Oblique Perspective — Artworks by sentient.art
Oblique Perspective
13WorksJonty Hurwitz and Yifat Davidoff’s oblique anamorphic sculptures — like Hurwitz Singularity and Oblique Horse — explore the science of perspective, inviting viewers to participate in the act of seeing itself. These works appear abstract and fragmented when viewed from most angles, yet from a specific vantage point, the elements align to form recognizable images. This visual phenomenon is not accidental: it arises from the geometry of sightlines, where the shape of an object and the angle of observation interact to shape what we perceive. This principle — the foundation of linear perspective — is the same science that allows artists to render three-dimensional space on a flat canvas, and here it animates three-dimensional sculptures into shifting forms.  The technique of oblique anamorphosis is centuries old. Renaissance masters such as Leonardo da Vinci and Hans Holbein first explored distortions that only resolve when the viewer adopts the correct angle, challenging assumptions about visual truth and illusion. In Holbein’s The Ambassadors, for instance, a distorted skull resolves only from the side, a playful but profound reminder that vision depends on viewpoint.
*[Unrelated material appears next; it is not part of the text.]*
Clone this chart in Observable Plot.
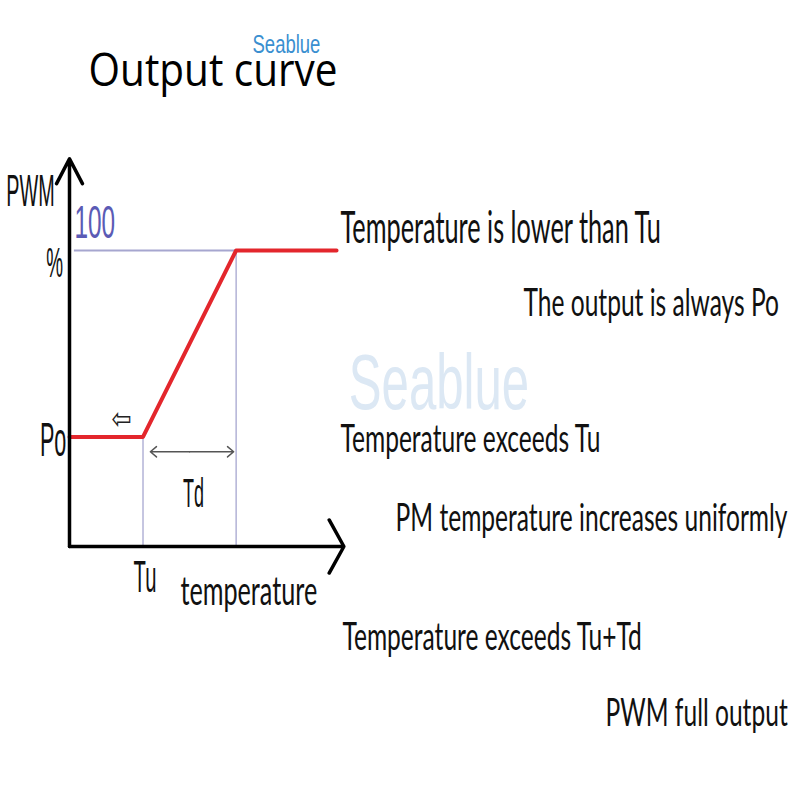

This lineage continues in Hurwitz and Davidoff’s work, where perspective becomes a dynamic conversation between sculpture and observer.  In Hurwitz Singularity, the artists took a high-resolution 3D scan and spatially redistributed its fragments so that only from a precise line of sight do they cohere into a human face — a powerful metaphor for how perception and reality intersect. Oblique Horse harnesses similar principles to conjure the spirit of motion: the leaping figure emerges only when the viewer’s eye and the object’s geometry align, revealing order within apparent chaos. These works celebrate not just what we see but how we see, demonstrating that perception itself is a scientific process rooted in angles, lines, and spatial relationships.  Hurwitz and Davidoff’s collaboration blends this historical tradition with contemporary computation and materials. Their art bridges mathematical modeling, visual perception science, and expressive form, showing that perspective isn’t just a rule of drawing but a tool for understanding reality. Through movement around a sculpture, visitors literally discover new images — reminding us that meaning often emerges only when we shift our point of view.